Chautauqua County Sheriff Joseph Gerace said, "We support Governor Cuomo's action today in suspending Secure Communities until the numerous questions, including a federal Inspector General's investigation, can be resolved. Sheriff departments rely upon a partnership with the communities that they serve to ensure public safety for us all. The questions that have surrounded the implementation of Secure Communities jeopardizes that relationship. We are confident that the procedures we currently use and the strong relationship we currently have with federal, state and local authorities will ensure that we can keep our communities safe while also maintaining our relationship of trust."

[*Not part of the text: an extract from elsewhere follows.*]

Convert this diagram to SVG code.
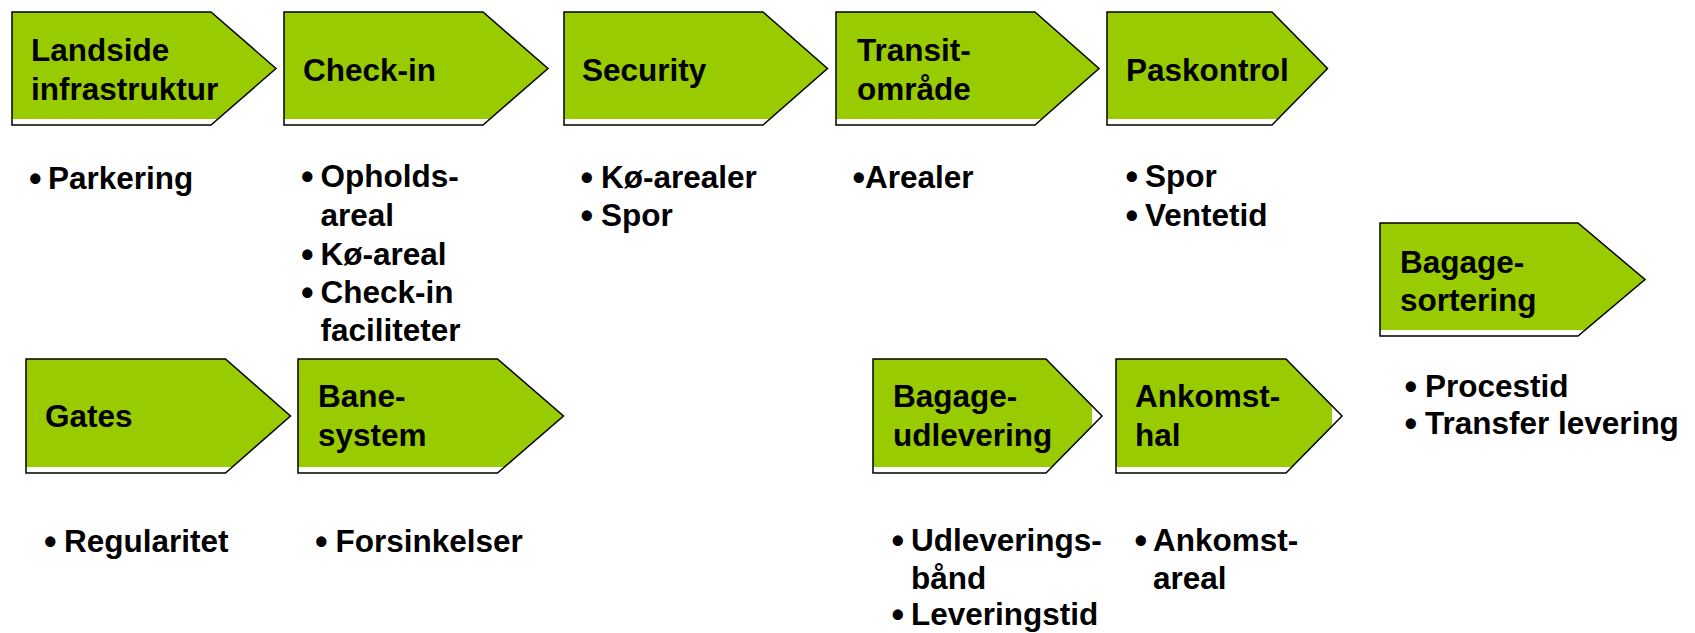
<svg xmlns="http://www.w3.org/2000/svg" width="1695" height="633" viewBox="0 0 1695 633">
<style>
.g{fill:#99CC00;stroke:none}
.o{fill:none;stroke:#000;stroke-width:1.5;stroke-linejoin:miter}
text{font-family:"Liberation Sans",Arial,sans-serif;font-weight:bold;font-size:31.5px;fill:#000}
text.b{font-size:36px}
</style>
<rect width="1695" height="633" fill="#fff"/>
<g id="landside">
<polygon class="g" points="12,12 211,12 276,68.5 217.5,119 12,119"/>
<polygon class="o" points="12,12 211,12 276,68.5 211,125 12,125"/>
<text x="31" y="61">Landside</text><text x="31" y="100">infrastruktur</text>
</g>
<g id="checkin">
<polygon class="g" points="284,12 483,12 548,68.5 490,119 284,119"/>
<polygon class="o" points="284,12 483,12 548,68.5 483,125 284,125"/>
<text x="303" y="81">Check-in</text>
</g>
<g id="security">
<polygon class="g" points="564,12 763,12 827.5,68.5 770,119 564,119"/>
<polygon class="o" points="564,12 763,12 827.5,68.5 763,125 564,125"/>
<text x="582" y="81">Security</text>
</g>
<g id="transit">
<polygon class="g" points="836,12 1035,12 1099,68.5 1041.5,119 836,119"/>
<polygon class="o" points="836,12 1035,12 1099,68.5 1035,125 836,125"/>
<text x="857" y="61">Transit-</text><text x="857" y="100">område</text>
</g>
<g id="paskontrol">
<polygon class="g" points="1107,12 1272,12 1327.5,68.5 1278,119 1107,119"/>
<polygon class="o" points="1107,12 1272,12 1327.5,68.5 1272,125 1107,125"/>
<text x="1126" y="81">Paskontrol</text>
</g>
<g id="bagagesortering">
<polygon class="g" points="1380,223 1578,223 1645,279.5 1585,330 1380,330"/>
<polygon class="o" points="1380,223 1578,223 1645,279.5 1578,336 1380,336"/>
<text x="1400" y="273">Bagage-</text><text x="1400" y="311">sortering</text>
</g>
<g id="gates">
<polygon class="g" points="26,359 225.5,359 290.5,416 232.5,467 26,467"/>
<polygon class="o" points="26,359 225.5,359 290.5,416 225.5,473 26,473"/>
<text x="45" y="427">Gates</text>
</g>
<g id="banesystem">
<polygon class="g" points="298,359 497.5,359 563.5,416 504.5,467 298,467"/>
<polygon class="o" points="298,359 497.5,359 563.5,416 497.5,473 298,473"/>
<text x="318" y="407">Bane-</text><text x="318" y="446">system</text>
</g>
<g id="bagageudlevering">
<polygon class="g" points="873,359 1046,359 1092,405.5 1092,426.5 1052,467 873,467"/>
<polygon class="o" points="873,359 1046,359 1102,416 1046,473 873,473"/>
<text x="893" y="407">Bagage-</text><text x="893" y="446">udlevering</text>
</g>
<g id="ankomsthal">
<polygon class="g" points="1116,359 1286,359 1332,405.5 1332,426.5 1292.5,467 1116,467"/>
<polygon class="o" points="1116,359 1286,359 1342,416 1286,473 1116,473"/>
<text x="1135" y="407">Ankomst-</text><text x="1135" y="446">hal</text>
</g>
<g id="bullets">
<text class="b" x="29" y="190.5">•</text><text x="48" y="189">Parkering</text>
<text class="b" x="301" y="188.5">•</text><text x="320.5" y="187">Opholds-</text>
<text x="320.5" y="226">areal</text>
<text class="b" x="301" y="266.5">•</text><text x="320.5" y="265">Kø-areal</text>
<text class="b" x="301" y="304.5">•</text><text x="320.5" y="303">Check-in</text>
<text x="320.5" y="341">faciliteter</text>
<text class="b" x="580.5" y="189.5">•</text><text x="601" y="188">Kø-arealer</text>
<text class="b" x="580.5" y="227.5">•</text><text x="601" y="226">Spor</text>
<text class="b" x="852.5" y="189.5">•</text><text x="865" y="188">Arealer</text>
<text class="b" x="1125.5" y="188.5">•</text><text x="1145" y="187">Spor</text>
<text class="b" x="1125.5" y="227.5">•</text><text x="1145" y="226">Ventetid</text>
<text class="b" x="1404.5" y="398.5">•</text><text x="1425" y="397">Procestid</text>
<text class="b" x="1404.5" y="435.5">•</text><text x="1425" y="434">Transfer levering</text>
<text class="b" x="44" y="553.5">•</text><text x="64" y="552">Regularitet</text>
<text class="b" x="315" y="553.5">•</text><text x="335.5" y="552">Forsinkelser</text>
<text class="b" x="891.5" y="552.5">•</text><text x="911" y="551">Udleverings-</text>
<text x="911" y="589">bånd</text>
<text class="b" x="891.5" y="626.5">•</text><text x="911" y="625">Leveringstid</text>
<text class="b" x="1134.5" y="552.5">•</text><text x="1153" y="551">Ankomst-</text>
<text x="1153" y="589">areal</text>
</g>
</svg>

Steven Krokoff, Chief of the Albany Police Department said, "In light of the confusion surrounding this program and the pending Inspector General's review, the Governor's decision to freeze this program until the federal review is complete is appropriate. The procedures we currently use will ensure the safety of neighborhoods across the state while at the same time encouraging individuals in all communities to come forward to report crimes."
Donna Lieberman, Executive Director of the New York Civil Liberties Union, said, "We applaud Governor Cuomo for taking the bold step of removing New York State from the Secure Communities initiative, which, despite its name, has become a sore subject for those who work day and night to make our neighborhoods safer. We need to ensure that vulnerable populations are protected, and the decision to remove our state from this program is a positive move for all New Yorkers."
Chung-Wha Hong, Executive Director of the New York Immigration Coalition, said, "For centuries, families have gone to great lengths to come to this great nation, and we owe it to ourselves and our neighbors to make sure the law is on their side. Unfortunately, the Secure Communities program has failed to provide protections to many individuals. Governor Cuomo's decision to remove New York from the program is a right one, and we look forward to working with him to make our state safe for all residents."